Collected data =>
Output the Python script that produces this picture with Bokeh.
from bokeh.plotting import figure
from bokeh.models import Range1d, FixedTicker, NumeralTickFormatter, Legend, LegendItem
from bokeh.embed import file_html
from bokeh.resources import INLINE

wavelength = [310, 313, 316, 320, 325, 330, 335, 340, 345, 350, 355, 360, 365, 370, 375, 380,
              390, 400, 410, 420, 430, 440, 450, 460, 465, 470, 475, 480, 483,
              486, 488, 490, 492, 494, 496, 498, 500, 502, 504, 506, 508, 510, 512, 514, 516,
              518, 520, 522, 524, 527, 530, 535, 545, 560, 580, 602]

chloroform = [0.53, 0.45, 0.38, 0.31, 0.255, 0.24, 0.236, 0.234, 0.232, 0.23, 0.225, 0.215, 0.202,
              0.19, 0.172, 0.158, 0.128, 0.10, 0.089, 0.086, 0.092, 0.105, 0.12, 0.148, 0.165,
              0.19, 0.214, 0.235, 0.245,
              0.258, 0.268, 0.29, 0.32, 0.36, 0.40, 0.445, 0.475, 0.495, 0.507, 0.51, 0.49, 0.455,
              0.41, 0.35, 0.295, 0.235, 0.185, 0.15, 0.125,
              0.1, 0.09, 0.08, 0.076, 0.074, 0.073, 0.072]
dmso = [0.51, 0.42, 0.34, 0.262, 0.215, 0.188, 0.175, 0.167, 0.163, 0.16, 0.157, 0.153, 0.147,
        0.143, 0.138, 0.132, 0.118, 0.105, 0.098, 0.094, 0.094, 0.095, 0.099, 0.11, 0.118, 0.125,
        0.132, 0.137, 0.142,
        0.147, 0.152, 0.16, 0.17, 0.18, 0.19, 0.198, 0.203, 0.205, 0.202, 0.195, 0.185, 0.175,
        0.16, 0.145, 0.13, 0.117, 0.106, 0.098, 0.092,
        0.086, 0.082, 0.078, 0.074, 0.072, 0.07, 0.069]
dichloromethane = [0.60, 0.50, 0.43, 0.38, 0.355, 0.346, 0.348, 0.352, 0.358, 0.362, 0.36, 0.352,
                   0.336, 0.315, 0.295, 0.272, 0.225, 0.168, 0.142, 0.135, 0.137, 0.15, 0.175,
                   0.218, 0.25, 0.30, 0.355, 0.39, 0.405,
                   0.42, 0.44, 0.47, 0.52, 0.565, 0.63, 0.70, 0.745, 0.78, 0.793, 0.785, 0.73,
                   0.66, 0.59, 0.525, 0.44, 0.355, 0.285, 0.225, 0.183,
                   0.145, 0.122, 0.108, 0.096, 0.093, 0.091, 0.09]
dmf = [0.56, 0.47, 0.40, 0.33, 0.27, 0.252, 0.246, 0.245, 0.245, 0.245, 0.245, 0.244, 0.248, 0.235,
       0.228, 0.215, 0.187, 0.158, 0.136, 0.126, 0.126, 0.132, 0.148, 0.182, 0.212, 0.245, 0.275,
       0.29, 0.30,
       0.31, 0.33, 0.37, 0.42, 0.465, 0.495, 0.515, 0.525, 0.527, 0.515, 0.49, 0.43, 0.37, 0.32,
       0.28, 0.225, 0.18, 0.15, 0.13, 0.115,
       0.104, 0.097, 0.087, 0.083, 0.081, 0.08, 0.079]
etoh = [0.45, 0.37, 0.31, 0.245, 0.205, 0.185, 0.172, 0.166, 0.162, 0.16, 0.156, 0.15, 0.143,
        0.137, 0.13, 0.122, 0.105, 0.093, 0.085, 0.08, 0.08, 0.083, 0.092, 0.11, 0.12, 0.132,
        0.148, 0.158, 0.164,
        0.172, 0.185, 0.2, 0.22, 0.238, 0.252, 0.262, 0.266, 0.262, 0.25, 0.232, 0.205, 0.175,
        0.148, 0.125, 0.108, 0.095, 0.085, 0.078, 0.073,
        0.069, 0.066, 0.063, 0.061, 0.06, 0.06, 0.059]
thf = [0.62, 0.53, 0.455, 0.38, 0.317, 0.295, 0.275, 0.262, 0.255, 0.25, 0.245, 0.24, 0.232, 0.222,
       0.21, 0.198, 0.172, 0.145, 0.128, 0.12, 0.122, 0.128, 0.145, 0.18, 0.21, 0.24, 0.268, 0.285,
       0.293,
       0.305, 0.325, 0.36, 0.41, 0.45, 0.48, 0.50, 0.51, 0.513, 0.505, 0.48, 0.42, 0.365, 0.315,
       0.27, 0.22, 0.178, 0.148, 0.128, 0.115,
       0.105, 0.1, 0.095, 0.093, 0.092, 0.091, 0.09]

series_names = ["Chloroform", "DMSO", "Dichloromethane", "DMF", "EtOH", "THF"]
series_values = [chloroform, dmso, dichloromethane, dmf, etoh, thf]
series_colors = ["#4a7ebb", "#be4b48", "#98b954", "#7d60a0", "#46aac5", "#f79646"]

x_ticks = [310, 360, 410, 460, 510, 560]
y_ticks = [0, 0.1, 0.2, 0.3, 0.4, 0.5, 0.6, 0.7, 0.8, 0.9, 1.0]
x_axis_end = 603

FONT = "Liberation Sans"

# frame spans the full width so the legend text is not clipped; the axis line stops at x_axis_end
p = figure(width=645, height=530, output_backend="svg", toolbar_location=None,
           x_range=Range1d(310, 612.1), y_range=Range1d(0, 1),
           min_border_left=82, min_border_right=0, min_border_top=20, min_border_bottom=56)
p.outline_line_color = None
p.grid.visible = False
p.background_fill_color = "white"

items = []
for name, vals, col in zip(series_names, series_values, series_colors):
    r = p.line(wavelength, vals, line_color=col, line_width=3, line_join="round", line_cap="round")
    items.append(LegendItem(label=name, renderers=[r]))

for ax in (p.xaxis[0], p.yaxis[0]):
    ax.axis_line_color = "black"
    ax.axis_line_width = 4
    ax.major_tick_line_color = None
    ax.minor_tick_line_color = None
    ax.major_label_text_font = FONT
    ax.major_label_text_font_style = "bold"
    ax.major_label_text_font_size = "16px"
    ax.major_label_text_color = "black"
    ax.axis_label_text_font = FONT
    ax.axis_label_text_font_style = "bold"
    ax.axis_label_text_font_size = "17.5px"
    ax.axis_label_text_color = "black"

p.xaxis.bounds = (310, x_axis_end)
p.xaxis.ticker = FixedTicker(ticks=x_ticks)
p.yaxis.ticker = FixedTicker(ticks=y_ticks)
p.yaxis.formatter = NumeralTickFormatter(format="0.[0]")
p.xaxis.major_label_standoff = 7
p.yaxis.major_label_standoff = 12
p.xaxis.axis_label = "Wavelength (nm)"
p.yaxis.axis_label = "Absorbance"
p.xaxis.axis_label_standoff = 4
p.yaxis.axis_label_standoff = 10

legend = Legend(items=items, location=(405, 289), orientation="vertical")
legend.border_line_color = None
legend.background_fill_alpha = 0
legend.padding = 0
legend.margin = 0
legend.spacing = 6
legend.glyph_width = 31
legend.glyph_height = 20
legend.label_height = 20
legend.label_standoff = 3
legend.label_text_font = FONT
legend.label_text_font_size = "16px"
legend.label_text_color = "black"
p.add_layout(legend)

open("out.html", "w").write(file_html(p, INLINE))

Task prompt => Retype only the lines running from the top of the listing to the line that holds "518, 520, 522, 524, 527, 530, 535, 545, 560, 580, 602]", both ends included.

Solution to the problem =>
Output the Python script that produces this picture with Bokeh.
from bokeh.plotting import figure
from bokeh.models import Range1d, FixedTicker, NumeralTickFormatter, Legend, LegendItem
from bokeh.embed import file_html
from bokeh.resources import INLINE

wavelength = [310, 313, 316, 320, 325, 330, 335, 340, 345, 350, 355, 360, 365, 370, 375, 380,
              390, 400, 410, 420, 430, 440, 450, 460, 465, 470, 475, 480, 483,
              486, 488, 490, 492, 494, 496, 498, 500, 502, 504, 506, 508, 510, 512, 514, 516,
              518, 520, 522, 524, 527, 530, 535, 545, 560, 580, 602]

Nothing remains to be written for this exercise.